1. Under Section 16 of the Land Acquisition Act, (Act I of 1894) the making of an award and taking possession of land vest the property absolutely in the Government. It has been argued, that if notice on the occupier had not been served in accordance with Section 9(3) and Section 45, the subsequent proceedings and the award are void.
2. Assuming that such service has not been sufficiently proved in the present case, Section 12 provides that the award shall be final and conclusive, whether the persons interested have appeared or not, as to the question which can be dealt with by the Collector under Section 11, subject to the right of the party to require a reference to the Court under Section 18. The declaration made by the Government under Section 6 is conclusive evidence that the land is needed for the purposes sanctioned by the Act. All that the parties interested can urge before the Collector is that the area of the land is not properly stated, the compensation proposed is insufficient and the amount has been wrongly divided amongst them. The defendant had notice of the award, under Section 12 and his remedy was therefore to apply for a reference under Section 18, and no other remedy is provided by the Act.

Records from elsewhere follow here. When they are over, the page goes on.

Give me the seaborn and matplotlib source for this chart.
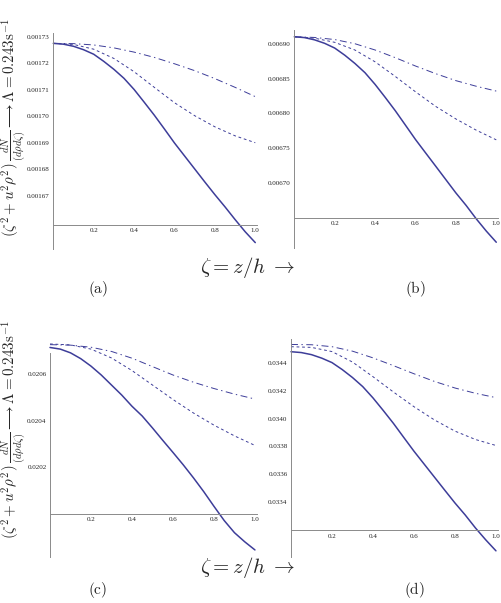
import matplotlib
matplotlib.use("Agg")
import matplotlib.pyplot as plt
from matplotlib.ticker import MultipleLocator, FormatStrFormatter, FixedLocator
import seaborn as sns

# zeta = z/h sample points (fine grid for the solid curves, coarse for the dashed)
zeta_fine = [0.0, 0.05, 0.1, 0.15, 0.2, 0.25, 0.3, 0.35, 0.4, 0.45, 0.5,
             0.55, 0.6, 0.65, 0.7, 0.75, 0.8, 0.85, 0.9, 0.95, 1.0]
zeta = [0.0, 0.1, 0.2, 0.3, 0.4, 0.5, 0.6, 0.7, 0.8, 0.9, 1.0]

# panel (a)
a_solid = [0.0017275, 0.0017272, 0.0017264, 0.0017251, 0.0017234, 0.0017207, 0.0017177,
           0.0017143, 0.0017101, 0.0017053, 0.0017004, 0.0016952, 0.0016899, 0.0016850,
           0.0016801, 0.0016752, 0.0016704, 0.0016658, 0.0016610, 0.0016564, 0.0016523]
a_dot = [0.0017275, 0.0017271, 0.0017253, 0.0017218, 0.0017168, 0.0017109,
         0.0017051, 0.0017002, 0.0016960, 0.0016926, 0.0016900]
a_dash = [0.0017275, 0.0017274, 0.0017269, 0.0017258, 0.0017242, 0.0017222,
          0.0017198, 0.0017172, 0.0017142, 0.0017109, 0.0017074]

# panel (b)
b_solid = [0.0069100, 0.0069088, 0.0069056, 0.0069006, 0.0068938, 0.0068835, 0.0068717,
           0.0068584, 0.0068416, 0.0068230, 0.0068038, 0.0067832, 0.0067625, 0.0067433,
           0.0067242, 0.0067050, 0.0066858, 0.0066681, 0.0066489, 0.0066312, 0.0066150]
b_dot = [0.006910, 0.006908, 0.006902, 0.006891, 0.006874, 0.006853,
         0.006831, 0.006810, 0.006792, 0.006776, 0.006762]
b_dash = [0.006910, 0.006909, 0.006906, 0.006900, 0.006891, 0.006880,
          0.006868, 0.006857, 0.006847, 0.006839, 0.006832]

# panel (c)
c_solid = [0.020714, 0.020707, 0.020691, 0.020666, 0.020634, 0.020596, 0.020553,
           0.020510, 0.020462, 0.020420, 0.020369, 0.020316, 0.020264, 0.020211,
           0.020155, 0.020096, 0.020033, 0.019972, 0.019920, 0.019881, 0.019846]
c_dot = [0.020729, 0.020725, 0.020707, 0.020669, 0.020615, 0.020553,
         0.020491, 0.020433, 0.020381, 0.020335, 0.020294]
c_dash = [0.020726, 0.020724, 0.020715, 0.020697, 0.020668, 0.020632,
          0.020596, 0.020565, 0.020538, 0.020514, 0.020493]

# panel (d)
d_solid = [0.034479, 0.034473, 0.034458, 0.034433, 0.034401, 0.034351, 0.034294,
           0.034229, 0.034148, 0.034058, 0.033965, 0.033865, 0.033766, 0.033673,
           0.033580, 0.033487, 0.033395, 0.033309, 0.033216, 0.033131, 0.033052]
d_dot = [0.034515, 0.034510, 0.034480, 0.034405, 0.034300, 0.034190,
         0.034085, 0.033990, 0.033910, 0.033850, 0.033807]
d_dash = [0.034531, 0.034529, 0.034515, 0.034483, 0.034435, 0.034379,
          0.034321, 0.034266, 0.034219, 0.034181, 0.034150]

panel_names = ["(a)", "(b)", "(c)", "(d)"]

sns.set_style("white")
plt.rcParams["mathtext.fontset"] = "cm"
plt.rcParams["font.family"] = ["Liberation Serif", "DejaVu Serif"]
plt.rcParams["lines.scale_dashes"] = False

LINE = "#3d3d99"
AXC = "#8a8a8a"
W, H = 502, 603


def px_rect(left, right, top, bottom):
    return [left / W, 1 - bottom / H, (right - left) / W, (bottom - top) / H]


def draw_panel(fig, rect, solid, dot, dash, ylim, origin, yticks, yminor, fmt):
    ax = fig.add_axes(rect)
    sns.lineplot(x=zeta_fine, y=solid, ax=ax, color=LINE, lw=1.1)
    sns.lineplot(x=zeta, y=dot, ax=ax, color=LINE, lw=0.7)
    ax.lines[-1].set_dashes([2.0, 2.0])
    sns.lineplot(x=zeta, y=dash, ax=ax, color=LINE, lw=0.7)
    ax.lines[-1].set_dashes([5.0, 2.5, 1.0, 2.5])
    for ln in ax.lines:
        ln.set_clip_on(False)

    ax.set_xlim(0, 1.01)
    ax.set_ylim(*ylim)
    ax.spines["top"].set_visible(False)
    ax.spines["right"].set_visible(False)
    ax.spines["bottom"].set_position(("data", origin))
    ax.spines["left"].set_position(("data", 0))
    for s in ("bottom", "left"):
        ax.spines[s].set_color(AXC)
        ax.spines[s].set_linewidth(0.7)

    ax.xaxis.set_major_locator(FixedLocator([0.2, 0.4, 0.6, 0.8, 1.0]))
    ax.xaxis.set_minor_locator(FixedLocator([0.05 * i for i in range(1, 21) if i % 4]))
    ax.xaxis.set_major_formatter(FormatStrFormatter("%.1f"))
    ax.yaxis.set_major_locator(FixedLocator(yticks))
    ax.yaxis.set_minor_locator(MultipleLocator(yminor))
    ax.yaxis.set_major_formatter(FormatStrFormatter(fmt))
    ax.tick_params(which="both", direction="in", color=AXC, width=0.6,
                   labelsize=5.0, labelcolor="#222222", pad=2.5)
    ax.tick_params(which="major", length=3.5)
    ax.tick_params(which="minor", length=1.8)
    ax.set_xlabel("")
    ax.set_ylabel("")
    return ax


fig = plt.figure(figsize=(W / 100, H / 100), dpi=100)

draw_panel(fig, px_rect(53.3, 257.3, 33.3, 248.7), a_solid, a_dot, a_dash,
           (0.00165, 0.0017313), 0.001659,
           [0.00167, 0.00168, 0.00169, 0.00170, 0.00171, 0.00172, 0.00173],
           2e-6, "%.5f")
draw_panel(fig, px_rect(294.3, 498.3, 30.0, 248.3), b_solid, b_dot, b_dash,
           (0.0066063, 0.0069197), 0.00665,
           [0.00670, 0.00675, 0.00680, 0.00685, 0.00690],
           1e-5, "%.5f")
draw_panel(fig, px_rect(50.0, 257.0, 353.3, 556.7), c_solid, c_dot, c_dash,
           (0.019817, 0.020689), 0.0200,
           [0.0202, 0.0204, 0.0206],
           5e-5, "%.4f")
draw_panel(fig, px_rect(291.0, 498.0, 339.3, 556.7), d_solid, d_dot, d_dash,
           (0.033010, 0.034568), 0.0332,
           [0.0334, 0.0336, 0.0338, 0.0340, 0.0342, 0.0344],
           5e-5, "%.4f")

ylab = (r"$(\zeta^2+u^2\rho^2)\,\frac{dN}{(d\rho d\zeta)}\longrightarrow"
        r"\Lambda=0.243\mathrm{s}^{-1}$")
xlab = r"$\zeta = z/h\;\rightarrow$"
for yc in (128, 430):
    fig.text(13.5 / W, 1 - yc / H, ylab, rotation=90, ha="center", va="center", fontsize=10.8)
for yc in (268, 568):
    fig.text(248 / W, 1 - yc / H, xlab, ha="center", va="center", fontsize=15)
for name, (xc, yc) in zip(panel_names, [(98, 289), (415, 289), (98, 590), (414, 590)]):
    fig.text(xc / W, 1 - yc / H, r"$\mathrm{" + name + "}$", ha="center", va="center", fontsize=11)

fig.savefig("out.png", dpi=100)
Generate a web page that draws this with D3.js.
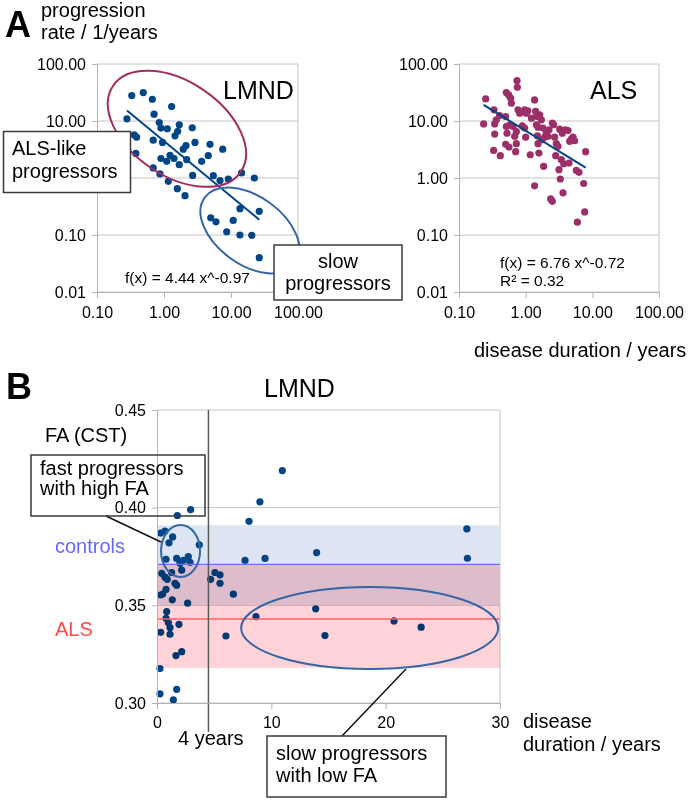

3. We think that the decisions cited by the learned Vakil for appellant have no bearing on the point. That reported in Rameswar Singh v. Secretary of State I.L.R. (1907) Cal. 470 does not relate to the acquisition of land, but merely decides that the owner of a franchise can sue for damages when land necessary to the exercise of his rights has been acquired without notice to him; it does not deal with the validity of the award and the vesting of the land thereunder. That reported in Balakrishna Rao v. The Secretary of State for India I.L.R. (1915) Mad. 494 decides that a Forest Officer exercising judicial functions does not acquire jurisdiction until notice of his proceedings has been given to the party interested. The Collector in making his award is not acting judicially. In any case, the award must be regarded as passing title to the property under Section 16, until it has been set aside, and we think that it cannot be treated as void in a suit in ejectment.
4. The case in Ganga Ram Marwari v. Secretary of State I.L.R. (1903) Cal. 576 is precisely in point and we respectfully agree with that decision.
5. The Second Appeal is dismissed with costs.